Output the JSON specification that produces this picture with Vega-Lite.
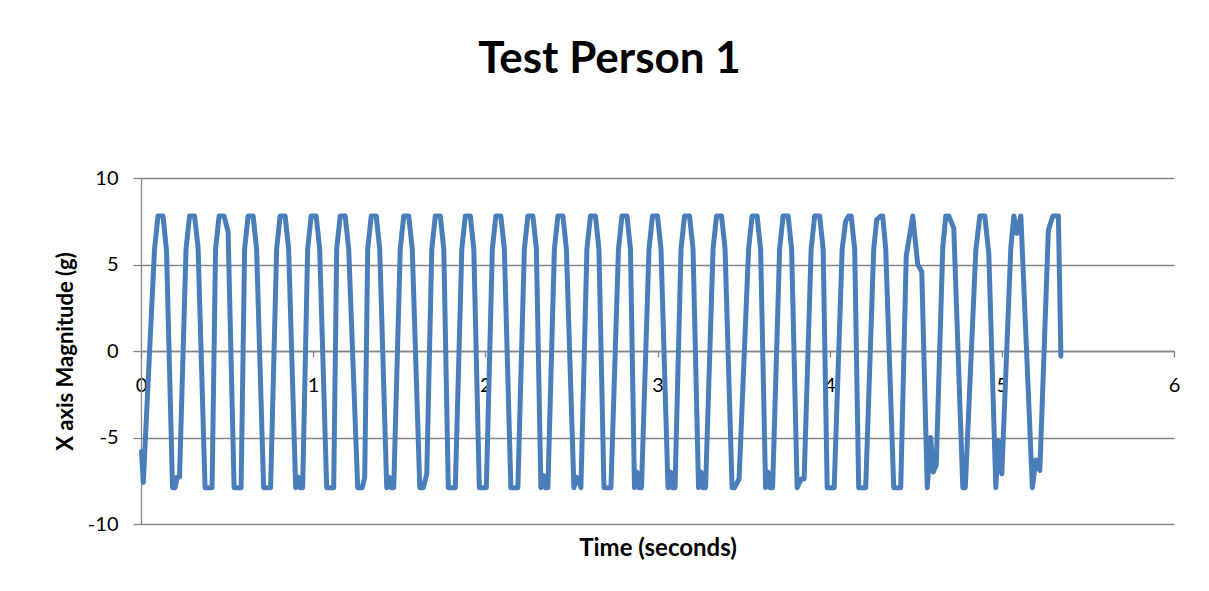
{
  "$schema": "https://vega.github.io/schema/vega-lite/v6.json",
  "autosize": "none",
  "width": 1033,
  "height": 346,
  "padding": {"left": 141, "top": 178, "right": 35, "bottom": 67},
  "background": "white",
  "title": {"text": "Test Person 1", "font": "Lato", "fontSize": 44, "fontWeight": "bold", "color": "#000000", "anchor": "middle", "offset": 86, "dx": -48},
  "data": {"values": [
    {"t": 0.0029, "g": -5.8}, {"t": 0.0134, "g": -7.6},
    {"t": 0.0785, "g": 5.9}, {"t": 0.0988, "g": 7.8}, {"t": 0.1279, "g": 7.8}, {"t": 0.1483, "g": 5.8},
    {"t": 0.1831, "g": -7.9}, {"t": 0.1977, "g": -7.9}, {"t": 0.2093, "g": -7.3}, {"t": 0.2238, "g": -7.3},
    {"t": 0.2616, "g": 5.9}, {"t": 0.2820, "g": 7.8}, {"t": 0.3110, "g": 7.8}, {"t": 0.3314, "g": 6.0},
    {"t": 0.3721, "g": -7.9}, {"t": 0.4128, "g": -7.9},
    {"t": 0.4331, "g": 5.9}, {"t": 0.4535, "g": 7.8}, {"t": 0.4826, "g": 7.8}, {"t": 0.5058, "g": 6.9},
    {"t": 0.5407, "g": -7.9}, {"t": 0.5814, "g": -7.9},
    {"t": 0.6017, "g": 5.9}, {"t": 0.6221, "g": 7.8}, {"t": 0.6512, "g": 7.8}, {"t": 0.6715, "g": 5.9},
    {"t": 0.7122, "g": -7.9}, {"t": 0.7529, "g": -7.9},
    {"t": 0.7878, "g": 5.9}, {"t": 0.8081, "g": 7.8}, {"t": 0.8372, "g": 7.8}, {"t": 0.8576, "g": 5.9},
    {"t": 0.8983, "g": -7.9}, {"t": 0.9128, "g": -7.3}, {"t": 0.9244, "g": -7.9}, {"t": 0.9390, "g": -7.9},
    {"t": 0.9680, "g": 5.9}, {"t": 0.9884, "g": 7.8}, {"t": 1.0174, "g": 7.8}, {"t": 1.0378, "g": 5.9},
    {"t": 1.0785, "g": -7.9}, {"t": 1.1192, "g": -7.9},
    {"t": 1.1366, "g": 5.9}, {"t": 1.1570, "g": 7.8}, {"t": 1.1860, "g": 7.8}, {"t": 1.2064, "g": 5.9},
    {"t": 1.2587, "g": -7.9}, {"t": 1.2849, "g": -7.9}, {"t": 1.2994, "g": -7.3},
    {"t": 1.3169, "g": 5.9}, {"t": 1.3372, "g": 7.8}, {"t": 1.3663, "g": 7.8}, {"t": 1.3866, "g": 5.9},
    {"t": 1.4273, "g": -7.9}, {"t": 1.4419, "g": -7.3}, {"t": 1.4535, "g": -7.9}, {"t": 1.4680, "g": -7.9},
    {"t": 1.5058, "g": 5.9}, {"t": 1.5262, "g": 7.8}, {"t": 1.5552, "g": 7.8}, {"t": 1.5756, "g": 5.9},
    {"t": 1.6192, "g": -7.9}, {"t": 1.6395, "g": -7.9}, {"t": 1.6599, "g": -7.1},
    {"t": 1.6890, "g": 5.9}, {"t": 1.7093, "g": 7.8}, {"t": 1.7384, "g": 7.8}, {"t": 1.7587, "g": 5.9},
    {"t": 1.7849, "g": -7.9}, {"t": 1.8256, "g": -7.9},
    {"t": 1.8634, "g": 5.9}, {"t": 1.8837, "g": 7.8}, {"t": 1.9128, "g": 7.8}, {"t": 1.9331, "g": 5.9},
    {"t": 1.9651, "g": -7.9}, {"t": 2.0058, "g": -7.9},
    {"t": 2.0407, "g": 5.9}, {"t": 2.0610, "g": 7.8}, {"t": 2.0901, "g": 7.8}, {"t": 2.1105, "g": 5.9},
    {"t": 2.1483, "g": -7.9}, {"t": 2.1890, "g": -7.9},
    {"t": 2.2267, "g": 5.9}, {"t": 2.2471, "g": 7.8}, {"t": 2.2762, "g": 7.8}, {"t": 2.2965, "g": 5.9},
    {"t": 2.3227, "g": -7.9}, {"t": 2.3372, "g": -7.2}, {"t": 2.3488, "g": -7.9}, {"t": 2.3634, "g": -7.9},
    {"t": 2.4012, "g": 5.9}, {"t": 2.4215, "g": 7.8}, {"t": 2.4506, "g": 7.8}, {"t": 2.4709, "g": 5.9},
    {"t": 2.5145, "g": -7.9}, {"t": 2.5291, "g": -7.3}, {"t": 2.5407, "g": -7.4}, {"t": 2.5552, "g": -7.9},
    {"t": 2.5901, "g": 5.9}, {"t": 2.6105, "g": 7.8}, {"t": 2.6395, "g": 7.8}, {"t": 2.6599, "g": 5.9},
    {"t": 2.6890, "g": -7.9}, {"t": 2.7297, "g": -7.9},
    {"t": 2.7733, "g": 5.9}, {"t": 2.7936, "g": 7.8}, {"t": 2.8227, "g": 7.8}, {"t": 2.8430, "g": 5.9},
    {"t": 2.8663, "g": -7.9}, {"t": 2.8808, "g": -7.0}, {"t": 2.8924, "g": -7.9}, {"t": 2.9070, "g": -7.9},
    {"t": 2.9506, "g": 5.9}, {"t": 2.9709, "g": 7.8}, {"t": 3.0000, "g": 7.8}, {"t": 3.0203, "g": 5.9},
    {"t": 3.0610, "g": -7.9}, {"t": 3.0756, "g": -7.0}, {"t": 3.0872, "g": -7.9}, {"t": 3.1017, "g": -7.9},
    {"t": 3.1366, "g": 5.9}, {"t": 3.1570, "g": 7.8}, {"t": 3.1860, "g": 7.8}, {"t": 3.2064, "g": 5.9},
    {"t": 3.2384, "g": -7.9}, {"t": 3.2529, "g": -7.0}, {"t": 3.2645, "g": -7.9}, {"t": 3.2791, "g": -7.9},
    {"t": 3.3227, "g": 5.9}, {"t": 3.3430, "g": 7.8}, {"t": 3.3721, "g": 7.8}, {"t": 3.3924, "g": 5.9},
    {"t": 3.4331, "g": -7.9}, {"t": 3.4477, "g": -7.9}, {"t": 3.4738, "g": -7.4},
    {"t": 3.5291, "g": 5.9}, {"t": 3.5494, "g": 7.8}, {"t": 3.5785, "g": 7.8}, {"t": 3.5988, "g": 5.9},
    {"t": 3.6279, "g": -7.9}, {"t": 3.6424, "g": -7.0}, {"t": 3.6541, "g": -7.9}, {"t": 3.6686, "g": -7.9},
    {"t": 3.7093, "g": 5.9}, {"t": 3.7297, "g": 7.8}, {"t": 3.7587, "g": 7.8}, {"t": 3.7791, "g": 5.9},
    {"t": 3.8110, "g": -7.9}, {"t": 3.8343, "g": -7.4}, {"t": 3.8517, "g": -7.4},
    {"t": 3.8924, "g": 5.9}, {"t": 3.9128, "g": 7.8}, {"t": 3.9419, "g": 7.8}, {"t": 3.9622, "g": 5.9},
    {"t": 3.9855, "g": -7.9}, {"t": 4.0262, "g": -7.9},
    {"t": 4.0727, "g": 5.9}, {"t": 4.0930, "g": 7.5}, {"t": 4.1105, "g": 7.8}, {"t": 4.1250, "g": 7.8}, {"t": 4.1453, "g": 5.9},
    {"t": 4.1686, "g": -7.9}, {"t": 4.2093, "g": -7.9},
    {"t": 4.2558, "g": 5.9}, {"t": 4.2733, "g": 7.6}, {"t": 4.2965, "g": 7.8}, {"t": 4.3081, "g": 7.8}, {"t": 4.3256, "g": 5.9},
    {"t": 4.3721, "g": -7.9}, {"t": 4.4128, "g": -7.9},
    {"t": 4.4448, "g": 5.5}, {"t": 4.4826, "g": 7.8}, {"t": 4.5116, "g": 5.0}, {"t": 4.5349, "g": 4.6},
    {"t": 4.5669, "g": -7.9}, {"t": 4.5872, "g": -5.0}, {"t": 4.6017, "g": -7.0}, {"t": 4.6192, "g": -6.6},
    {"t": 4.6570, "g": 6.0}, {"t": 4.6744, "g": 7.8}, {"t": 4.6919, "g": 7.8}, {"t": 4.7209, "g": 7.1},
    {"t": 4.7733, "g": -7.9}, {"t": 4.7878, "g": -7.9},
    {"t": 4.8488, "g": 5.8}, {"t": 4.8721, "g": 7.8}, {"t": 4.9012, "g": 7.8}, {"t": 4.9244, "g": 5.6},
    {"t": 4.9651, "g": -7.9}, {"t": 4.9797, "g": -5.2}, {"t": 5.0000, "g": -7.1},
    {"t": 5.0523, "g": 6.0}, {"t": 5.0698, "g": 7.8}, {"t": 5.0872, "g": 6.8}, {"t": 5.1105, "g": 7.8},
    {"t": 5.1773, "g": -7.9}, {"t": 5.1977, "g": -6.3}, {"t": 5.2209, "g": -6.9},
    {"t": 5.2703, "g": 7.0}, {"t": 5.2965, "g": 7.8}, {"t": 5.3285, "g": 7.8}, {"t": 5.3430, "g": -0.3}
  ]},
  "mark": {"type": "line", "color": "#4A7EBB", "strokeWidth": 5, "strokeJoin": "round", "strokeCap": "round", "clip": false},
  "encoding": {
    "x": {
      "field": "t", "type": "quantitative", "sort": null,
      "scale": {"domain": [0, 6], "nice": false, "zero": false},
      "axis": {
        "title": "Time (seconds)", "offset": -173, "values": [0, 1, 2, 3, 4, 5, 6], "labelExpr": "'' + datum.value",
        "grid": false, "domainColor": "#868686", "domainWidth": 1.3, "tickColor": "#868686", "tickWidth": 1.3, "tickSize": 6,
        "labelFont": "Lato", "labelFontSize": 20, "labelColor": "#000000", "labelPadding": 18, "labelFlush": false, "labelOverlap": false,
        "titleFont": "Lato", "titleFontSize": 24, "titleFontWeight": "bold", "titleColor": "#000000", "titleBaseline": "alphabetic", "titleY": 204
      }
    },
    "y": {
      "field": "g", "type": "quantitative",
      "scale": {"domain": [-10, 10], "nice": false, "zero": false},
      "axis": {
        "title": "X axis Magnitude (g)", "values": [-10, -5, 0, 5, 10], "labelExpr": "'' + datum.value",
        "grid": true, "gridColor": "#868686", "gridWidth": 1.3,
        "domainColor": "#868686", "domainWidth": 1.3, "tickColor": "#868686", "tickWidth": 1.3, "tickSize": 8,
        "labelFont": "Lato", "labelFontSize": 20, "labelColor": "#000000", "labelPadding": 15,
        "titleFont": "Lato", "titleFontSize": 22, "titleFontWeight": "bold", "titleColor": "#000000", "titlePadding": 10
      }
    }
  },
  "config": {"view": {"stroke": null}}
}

---

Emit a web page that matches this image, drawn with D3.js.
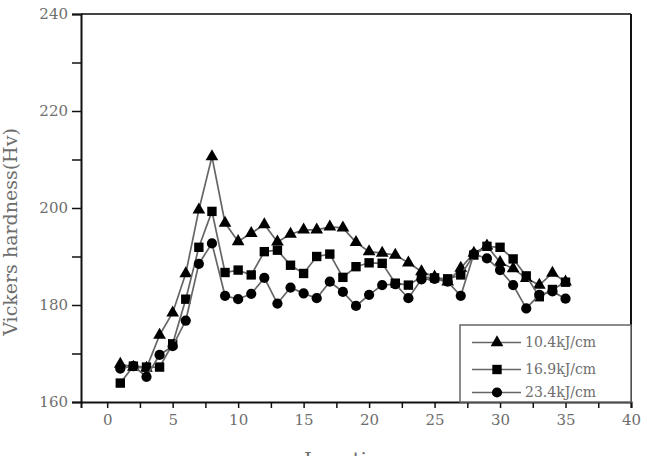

§ **Task goal**
Copy out all lines that carry the word "with".

§ **Result**
Output the JSON specification that produces this picture with Vega-Lite.
Emit a web page that matches this image, drawn with D3.js.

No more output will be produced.